After Angélique’s pasta alla norma and Constance’s entire meal paired with Klein Constantia’s Vin de Constance, it’s Elsa’s turn to share her lockdown recipe! Yet again this week, we’re taking you on a gastronomic journey, this time to Asia and its delicious flavours.
Having had to cancel my holiday to Asia booked for May, I wanted to ‘get away’, in any which way! Being confined in a small Parisian apartment isn’t always easy, and cooking provides the perfect escapism. We took our senses on a journey to Asia, with this beef and pepper stir fry. A super simple and quick recipe, made with noodles (we imagine you’ve stocked up!) and vegetables to keep it balanced and healthy 😉
For 4 people:
250g beef (rumpsteak, faux filet, entrecôte)
1 red pepper
5 leaves of Chinese cabbage (or 2 pak choi)
1 clove of garlic, minced
1 small piece of ginger, minced
4 soup spoons of sweet soy sauce
3 soups spoons of nuoc mam sauce
1 soup spoon of chili paste (or 2 pinches of chili powder)
1 pinch of Chinese five spice
Freshly ground pepper (preferably Sichuan)
A handful of crushed peanuts
Bring a pan of water to the boil for the noodles. Chop all of your ingredients: the beef into thin slices, the pepper into strips, the Chinese cabbage into small pieces. Crush the garlic and ginger. Cook your noodles and remove them from the pan when they are still al dente (they will continue to cook when you stir fry them). Refer to the cooking time on the packet, generally 3-4 minutes.

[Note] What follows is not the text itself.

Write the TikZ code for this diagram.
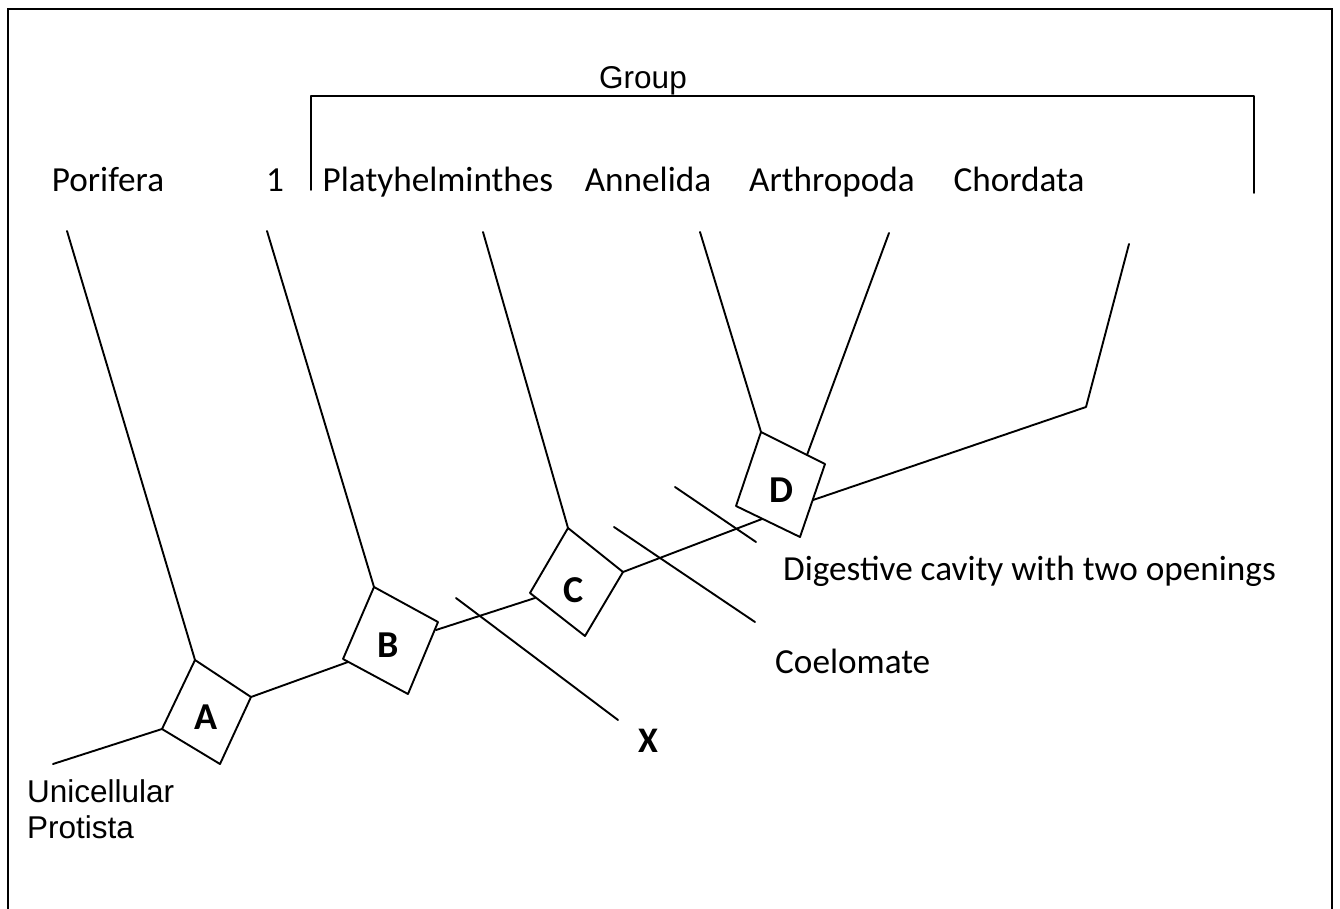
\documentclass[tikz,border=0pt]{standalone}
\usepackage{fontspec}
\setmainfont{Carlito}
\newfontfamily\arialf{Liberation Sans}
\begin{document}
\begin{tikzpicture}[x=1pt,y=-1pt,
  ln/.style={line width=1.9pt,line cap=round,line join=round},
  frame/.style={line width=1.6pt},
  taxon/.style={font=\fontsize{35.2}{40}\selectfont,inner sep=0pt,anchor=base},
  trait/.style={font=\fontsize{35.2}{40}\selectfont,inner sep=0pt,anchor=base west},
  arl/.style={font=\arialf\fontsize{31.5}{36}\selectfont,inner sep=0pt},
  boxlbl/.style={font=\bfseries\fontsize{38}{40}\selectfont,inner sep=0pt}]
\useasboundingbox (0,0) rectangle (1340,909);
% frame
\draw[frame] (8,909) -- (8,9) -- (1332,9) -- (1332,909);

% group bracket
\node[arl,anchor=base] (group) at (643,89) {Group};
\coordinate (gl) at (311,96);
\coordinate (gr) at (1254,96);
\coordinate (glb) at (311,190);
\coordinate (grb) at (1254,193);
\draw[ln] (glb) -- (gl) -- (gr) -- (grb);

% taxa labels
\node[taxon] (por) at (108,192) {Porifera};
\node[taxon] (one) at (275,192) {1};
\node[taxon] (pla) at (438,192) {Platyhelminthes};
\node[taxon] (ann) at (648,192) {Annelida};
\node[taxon] (art) at (832,192) {Arthropoda};
\node[taxon] (cho) at (1019,192) {Chordata};

% branch tips
\coordinate (porT) at (67,231);
\coordinate (oneT) at (267,231);
\coordinate (plaT) at (483,232);
\coordinate (annT) at (700,232);
\coordinate (artT) at (889,233);
\coordinate (choT) at (1129,244);
\coordinate (choE) at (1086,407);

% boxes (corners)
\coordinate (A-t) at (195,660); \coordinate (A-r) at (251,697);
\coordinate (A-b) at (220,764); \coordinate (A-l) at (162,729);
\coordinate (B-t) at (374,587); \coordinate (B-r) at (438,622);
\coordinate (B-b) at (408,694); \coordinate (B-l) at (343,659);
\coordinate (C-t) at (568,528); \coordinate (C-r) at (623,572);
\coordinate (C-b) at (585,636); \coordinate (C-l) at (530,593);
\coordinate (D-t) at (761,432); \coordinate (D-r) at (825,464);
\coordinate (D-b) at (800,537); \coordinate (D-l) at (736,506);
\draw[ln] (A-t) -- (A-r) -- (A-b) -- (A-l) -- cycle;
\draw[ln] (B-t) -- (B-r) -- (B-b) -- (B-l) -- cycle;
\draw[ln] (C-t) -- (C-r) -- (C-b) -- (C-l) -- cycle;
\draw[ln] (D-t) -- (D-r) -- (D-b) -- (D-l) -- cycle;
\node[boxlbl] (Alab) at (206,717) {A};
\node[boxlbl] (Blab) at (388,645) {B};
\node[boxlbl] (Clab) at (574,590) {C};
\node[boxlbl] (Dlab) at (781,490) {D};

% attachment points on box edges
\coordinate (B-in) at (348,662);
\coordinate (B-out) at (436,630);
\coordinate (C-in) at (535,598);
\coordinate (D-in) at (762,519);
\coordinate (D-art) at (807,455);
\coordinate (D-cho) at (813,500);

% root
\coordinate (root) at (53,764);
\node[arl,anchor=base west] (uni) at (27,802) {Unicellular};
\node[arl,anchor=base west] (pro) at (27,838) {Protista};

% branches
\draw[ln] (root) -- (A-l);
\draw[ln] (porT) -- (A-t);
\draw[ln] (A-r) -- (B-in);
\draw[ln] (oneT) -- (B-t);
\draw[ln] (B-out) -- (C-in);
\draw[ln] (plaT) -- (C-t);
\draw[ln] (C-r) -- (D-in);
\draw[ln] (annT) -- (D-t);
\draw[ln] (artT) -- (D-art);
\draw[ln] (choT) -- (choE) -- (D-cho);

% trait ticks
\coordinate (x1) at (456,598); \coordinate (x2) at (618,720);
\coordinate (c1) at (614,527); \coordinate (c2) at (755,622);
\coordinate (d1) at (675,487); \coordinate (d2) at (756,542);
\draw[ln] (x1) -- (x2);
\draw[ln] (c1) -- (c2);
\draw[ln] (d1) -- (d2);
\node[boxlbl,font=\bfseries\fontsize{36}{40}\selectfont] (X) at (648,741) {X};
\node[trait] (coel) at (775,673) {Coelomate};
\node[trait] (dig) at (783,580) {Digestive cavity with two openings};
\end{tikzpicture}
\end{document}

Heat a little oil in a wok and sauté the vegetables for 2-3 minutes with the garlic and ginger. Add the meat and let it brown for a few minutes before adding the sauces (soy and nuoc mam), and the spices. Leave to reduce for 30 seconds. Add the noodles and sauté everything together. Taste and adjust seasoning.
Serve the noodles in shallow bowls, sprinkle with crushed peanuts, coriander and Sichuan pepper. And there you have it!
The good thing about this recipe is that you can use whatever vegetables you have to hand depending on the season (carots, white cabbage, and leek work well).
As you probably know, it can be difficult to find the right wine pairing for Asian cuisine!
This particular dish is spicy and slightly sweet-and-salty. We would therefore recommend southern red wines that are relativaly powerful, spicy and offer good warmth. Look to appellations such as Bandol, Languedoc-Roussillon, Rhône (especially the southern Rhône) and even Corsican wines, such as Patrimonio. The most important thing is to find a wine that has good length and presence, to counterbalance the strength of the soy and nuoc mam sauces. The tannins in a red wine will pair well with the rare meat. Our top three wines for this dish would be: a Bandol from Domaine Tempier, a Terrasses-du-Larzac from Domaine Montcalmès or a Patrimonio from Domaine Arena.